Collect all the lines that mention the word "this".

########

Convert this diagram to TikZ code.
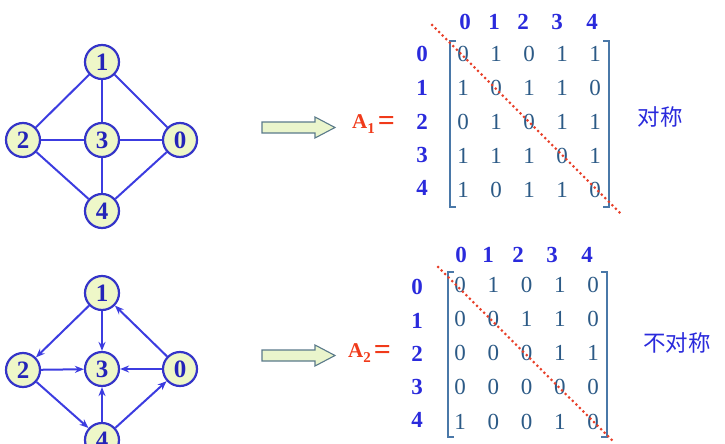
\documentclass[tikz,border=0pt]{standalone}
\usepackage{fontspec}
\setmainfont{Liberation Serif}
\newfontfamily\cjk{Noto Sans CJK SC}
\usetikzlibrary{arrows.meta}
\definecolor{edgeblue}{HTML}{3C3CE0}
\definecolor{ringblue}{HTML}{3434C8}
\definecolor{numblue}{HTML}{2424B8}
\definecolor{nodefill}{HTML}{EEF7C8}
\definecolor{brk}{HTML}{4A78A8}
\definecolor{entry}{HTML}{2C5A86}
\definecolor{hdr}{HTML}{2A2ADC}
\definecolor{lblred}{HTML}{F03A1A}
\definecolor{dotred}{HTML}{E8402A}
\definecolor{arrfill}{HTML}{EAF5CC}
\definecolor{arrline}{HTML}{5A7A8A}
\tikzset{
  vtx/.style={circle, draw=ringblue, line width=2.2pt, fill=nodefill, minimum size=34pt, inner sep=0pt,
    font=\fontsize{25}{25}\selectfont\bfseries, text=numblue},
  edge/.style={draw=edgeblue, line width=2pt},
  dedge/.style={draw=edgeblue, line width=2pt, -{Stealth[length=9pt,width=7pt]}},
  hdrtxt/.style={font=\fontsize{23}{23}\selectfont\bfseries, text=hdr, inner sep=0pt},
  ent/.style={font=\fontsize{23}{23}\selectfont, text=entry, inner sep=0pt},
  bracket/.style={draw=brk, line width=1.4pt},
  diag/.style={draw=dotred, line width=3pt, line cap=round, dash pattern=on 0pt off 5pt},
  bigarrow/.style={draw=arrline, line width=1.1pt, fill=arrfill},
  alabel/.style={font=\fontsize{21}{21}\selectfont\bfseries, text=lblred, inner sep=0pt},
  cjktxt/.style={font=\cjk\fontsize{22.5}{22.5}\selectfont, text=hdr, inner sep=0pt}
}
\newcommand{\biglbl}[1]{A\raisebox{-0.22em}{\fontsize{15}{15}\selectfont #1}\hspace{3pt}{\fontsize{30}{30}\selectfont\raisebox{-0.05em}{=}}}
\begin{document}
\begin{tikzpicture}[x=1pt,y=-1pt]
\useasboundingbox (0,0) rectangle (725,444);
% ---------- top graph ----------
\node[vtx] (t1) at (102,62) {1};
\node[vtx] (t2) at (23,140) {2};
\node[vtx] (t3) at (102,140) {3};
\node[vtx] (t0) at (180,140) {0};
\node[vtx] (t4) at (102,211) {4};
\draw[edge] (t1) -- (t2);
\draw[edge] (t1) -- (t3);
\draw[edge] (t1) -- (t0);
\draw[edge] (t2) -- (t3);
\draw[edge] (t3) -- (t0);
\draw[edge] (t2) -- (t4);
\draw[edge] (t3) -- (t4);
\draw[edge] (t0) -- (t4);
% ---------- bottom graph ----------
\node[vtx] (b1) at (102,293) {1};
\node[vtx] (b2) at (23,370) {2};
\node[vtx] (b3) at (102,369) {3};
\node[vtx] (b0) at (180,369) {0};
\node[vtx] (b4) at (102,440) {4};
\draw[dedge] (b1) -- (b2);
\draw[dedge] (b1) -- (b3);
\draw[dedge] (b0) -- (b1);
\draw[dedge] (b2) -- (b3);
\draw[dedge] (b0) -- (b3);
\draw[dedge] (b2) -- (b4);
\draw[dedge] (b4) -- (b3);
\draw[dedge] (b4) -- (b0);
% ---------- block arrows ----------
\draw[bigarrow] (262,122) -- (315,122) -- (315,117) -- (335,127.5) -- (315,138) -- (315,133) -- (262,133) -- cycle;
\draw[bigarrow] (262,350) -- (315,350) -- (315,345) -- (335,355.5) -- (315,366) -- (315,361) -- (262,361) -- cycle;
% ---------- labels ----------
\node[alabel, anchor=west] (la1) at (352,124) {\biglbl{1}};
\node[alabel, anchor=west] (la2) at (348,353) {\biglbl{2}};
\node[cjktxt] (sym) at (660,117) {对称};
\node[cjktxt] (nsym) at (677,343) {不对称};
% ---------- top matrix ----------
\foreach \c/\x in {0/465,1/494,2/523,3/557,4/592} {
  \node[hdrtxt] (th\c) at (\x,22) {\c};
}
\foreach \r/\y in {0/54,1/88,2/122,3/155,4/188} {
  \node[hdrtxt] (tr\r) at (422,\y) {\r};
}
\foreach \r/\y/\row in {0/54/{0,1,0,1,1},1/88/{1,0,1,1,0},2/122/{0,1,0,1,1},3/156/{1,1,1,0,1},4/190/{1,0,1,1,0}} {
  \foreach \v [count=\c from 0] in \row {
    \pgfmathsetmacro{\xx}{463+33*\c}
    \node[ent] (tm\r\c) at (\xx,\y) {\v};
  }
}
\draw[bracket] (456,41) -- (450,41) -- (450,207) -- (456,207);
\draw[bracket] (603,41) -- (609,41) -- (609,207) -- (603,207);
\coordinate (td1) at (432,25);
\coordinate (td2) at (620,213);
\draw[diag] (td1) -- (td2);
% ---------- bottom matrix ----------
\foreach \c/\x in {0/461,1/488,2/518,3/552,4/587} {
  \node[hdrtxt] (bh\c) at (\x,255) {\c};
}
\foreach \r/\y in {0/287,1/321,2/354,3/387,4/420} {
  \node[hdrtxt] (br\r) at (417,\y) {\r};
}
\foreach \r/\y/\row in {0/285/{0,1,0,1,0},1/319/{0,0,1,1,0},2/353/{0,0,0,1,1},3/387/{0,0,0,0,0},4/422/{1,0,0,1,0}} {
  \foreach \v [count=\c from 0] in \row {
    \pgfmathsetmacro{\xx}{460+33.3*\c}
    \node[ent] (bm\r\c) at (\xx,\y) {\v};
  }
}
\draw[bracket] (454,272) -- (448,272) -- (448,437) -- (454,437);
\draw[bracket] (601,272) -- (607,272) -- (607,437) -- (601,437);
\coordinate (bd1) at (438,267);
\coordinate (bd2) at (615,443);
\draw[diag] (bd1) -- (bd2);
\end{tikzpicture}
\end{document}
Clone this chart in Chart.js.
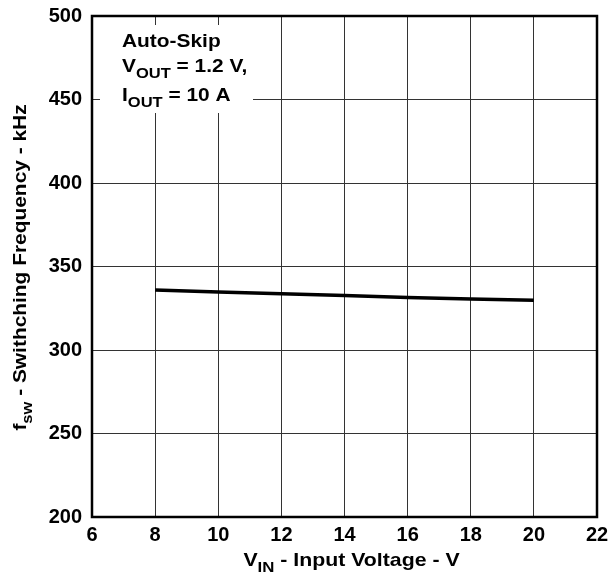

########

• **EXERCISE OUTPUT**:
Convert this diagram to TikZ code.
Clone this chart in Chart.js.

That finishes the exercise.